Set the lines down again exactly, first line through the line that contains "seriesnames = ['FFEC/SEs', 'OFEC/FFEC', 'OFEC/SEs']", with no pictures.

* begin Material *

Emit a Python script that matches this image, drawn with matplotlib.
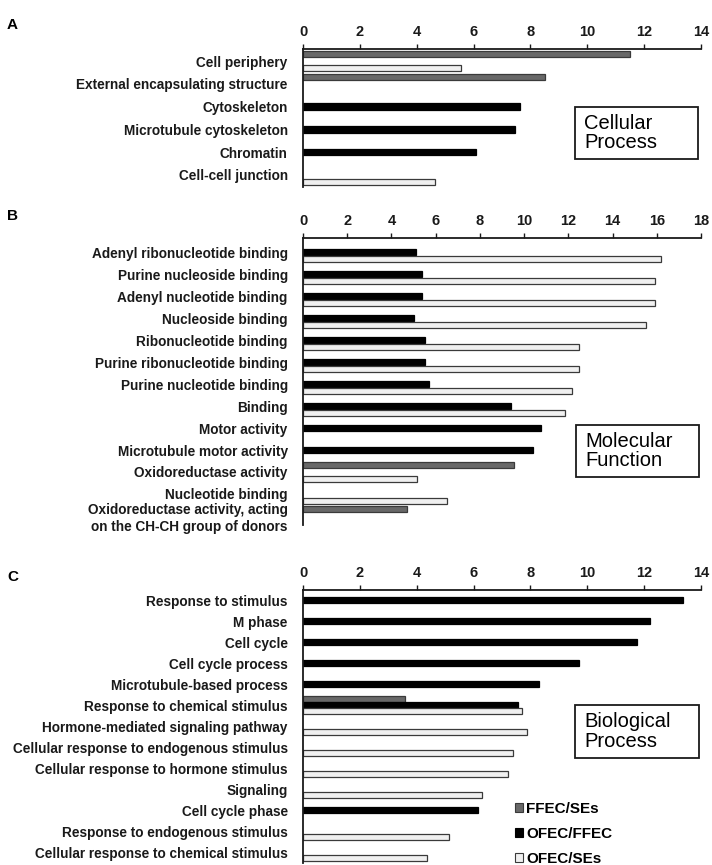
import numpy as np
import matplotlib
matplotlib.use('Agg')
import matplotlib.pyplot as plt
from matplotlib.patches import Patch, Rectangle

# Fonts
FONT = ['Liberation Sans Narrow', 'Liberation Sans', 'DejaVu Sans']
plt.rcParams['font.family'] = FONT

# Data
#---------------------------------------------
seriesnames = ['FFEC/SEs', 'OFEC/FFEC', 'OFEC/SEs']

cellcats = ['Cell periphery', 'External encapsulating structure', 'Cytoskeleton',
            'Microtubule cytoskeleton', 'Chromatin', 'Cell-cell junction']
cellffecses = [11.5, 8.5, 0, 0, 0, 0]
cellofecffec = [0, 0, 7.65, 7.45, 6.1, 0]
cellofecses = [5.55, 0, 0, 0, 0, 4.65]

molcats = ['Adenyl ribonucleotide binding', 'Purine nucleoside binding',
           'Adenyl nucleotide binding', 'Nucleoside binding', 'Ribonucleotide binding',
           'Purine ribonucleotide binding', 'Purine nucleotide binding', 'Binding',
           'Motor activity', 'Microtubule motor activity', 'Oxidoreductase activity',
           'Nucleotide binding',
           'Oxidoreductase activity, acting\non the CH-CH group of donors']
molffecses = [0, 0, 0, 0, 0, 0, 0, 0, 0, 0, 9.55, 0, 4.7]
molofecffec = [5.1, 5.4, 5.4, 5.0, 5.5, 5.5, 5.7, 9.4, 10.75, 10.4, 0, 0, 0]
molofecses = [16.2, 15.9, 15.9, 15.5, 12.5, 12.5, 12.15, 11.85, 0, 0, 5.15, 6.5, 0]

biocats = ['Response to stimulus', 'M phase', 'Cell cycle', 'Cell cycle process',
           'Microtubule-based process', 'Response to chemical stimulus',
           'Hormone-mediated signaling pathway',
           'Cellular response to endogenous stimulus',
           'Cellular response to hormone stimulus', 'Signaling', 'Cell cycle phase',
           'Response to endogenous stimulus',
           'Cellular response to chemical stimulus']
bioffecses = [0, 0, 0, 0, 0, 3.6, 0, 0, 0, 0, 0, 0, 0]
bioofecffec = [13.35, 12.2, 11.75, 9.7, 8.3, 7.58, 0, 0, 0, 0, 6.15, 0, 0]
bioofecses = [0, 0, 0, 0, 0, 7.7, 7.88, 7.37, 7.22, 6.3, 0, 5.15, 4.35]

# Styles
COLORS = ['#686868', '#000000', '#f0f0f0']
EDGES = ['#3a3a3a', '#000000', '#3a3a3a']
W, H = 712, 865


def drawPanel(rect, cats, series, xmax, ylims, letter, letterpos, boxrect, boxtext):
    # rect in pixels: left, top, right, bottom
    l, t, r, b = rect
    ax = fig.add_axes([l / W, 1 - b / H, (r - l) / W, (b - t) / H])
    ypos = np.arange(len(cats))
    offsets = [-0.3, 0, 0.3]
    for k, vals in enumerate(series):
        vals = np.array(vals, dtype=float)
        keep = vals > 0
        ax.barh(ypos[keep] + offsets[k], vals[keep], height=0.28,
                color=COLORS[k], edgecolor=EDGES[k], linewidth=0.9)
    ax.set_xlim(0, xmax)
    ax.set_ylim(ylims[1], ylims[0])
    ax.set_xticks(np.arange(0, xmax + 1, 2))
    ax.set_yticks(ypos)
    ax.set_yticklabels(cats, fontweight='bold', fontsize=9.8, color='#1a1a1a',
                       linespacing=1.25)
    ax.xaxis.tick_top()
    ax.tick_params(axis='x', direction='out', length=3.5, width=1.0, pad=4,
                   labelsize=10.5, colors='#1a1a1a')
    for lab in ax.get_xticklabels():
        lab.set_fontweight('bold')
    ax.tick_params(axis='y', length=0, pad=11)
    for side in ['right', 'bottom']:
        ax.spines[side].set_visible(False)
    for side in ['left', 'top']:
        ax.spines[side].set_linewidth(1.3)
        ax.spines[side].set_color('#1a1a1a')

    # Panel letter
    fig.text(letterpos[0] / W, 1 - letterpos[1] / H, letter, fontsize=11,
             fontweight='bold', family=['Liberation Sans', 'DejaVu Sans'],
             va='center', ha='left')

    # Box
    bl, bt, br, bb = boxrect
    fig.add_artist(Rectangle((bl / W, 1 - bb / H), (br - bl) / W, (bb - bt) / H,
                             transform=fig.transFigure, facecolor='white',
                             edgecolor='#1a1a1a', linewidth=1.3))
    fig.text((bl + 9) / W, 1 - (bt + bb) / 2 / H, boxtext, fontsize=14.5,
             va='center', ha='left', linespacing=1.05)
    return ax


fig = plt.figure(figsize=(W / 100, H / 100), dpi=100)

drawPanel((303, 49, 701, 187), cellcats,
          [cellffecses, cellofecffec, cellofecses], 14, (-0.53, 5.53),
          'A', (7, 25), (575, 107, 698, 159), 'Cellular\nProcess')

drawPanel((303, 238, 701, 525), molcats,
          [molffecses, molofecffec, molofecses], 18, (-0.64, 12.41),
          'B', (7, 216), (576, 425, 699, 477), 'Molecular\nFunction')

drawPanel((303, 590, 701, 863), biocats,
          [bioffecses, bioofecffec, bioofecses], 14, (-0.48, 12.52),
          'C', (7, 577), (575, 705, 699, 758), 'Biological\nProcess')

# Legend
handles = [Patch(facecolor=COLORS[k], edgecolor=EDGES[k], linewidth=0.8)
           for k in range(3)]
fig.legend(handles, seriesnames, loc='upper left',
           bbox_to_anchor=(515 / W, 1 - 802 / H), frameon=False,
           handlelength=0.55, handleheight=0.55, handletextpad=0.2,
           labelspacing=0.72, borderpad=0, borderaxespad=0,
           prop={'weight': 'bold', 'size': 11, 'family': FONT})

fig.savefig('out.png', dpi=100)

* end Material *

*Written response*
Emit a Python script that matches this image, drawn with matplotlib.
import numpy as np
import matplotlib
matplotlib.use('Agg')
import matplotlib.pyplot as plt
from matplotlib.patches import Patch, Rectangle

# Fonts
FONT = ['Liberation Sans Narrow', 'Liberation Sans', 'DejaVu Sans']
plt.rcParams['font.family'] = FONT

# Data
#---------------------------------------------
seriesnames = ['FFEC/SEs', 'OFEC/FFEC', 'OFEC/SEs']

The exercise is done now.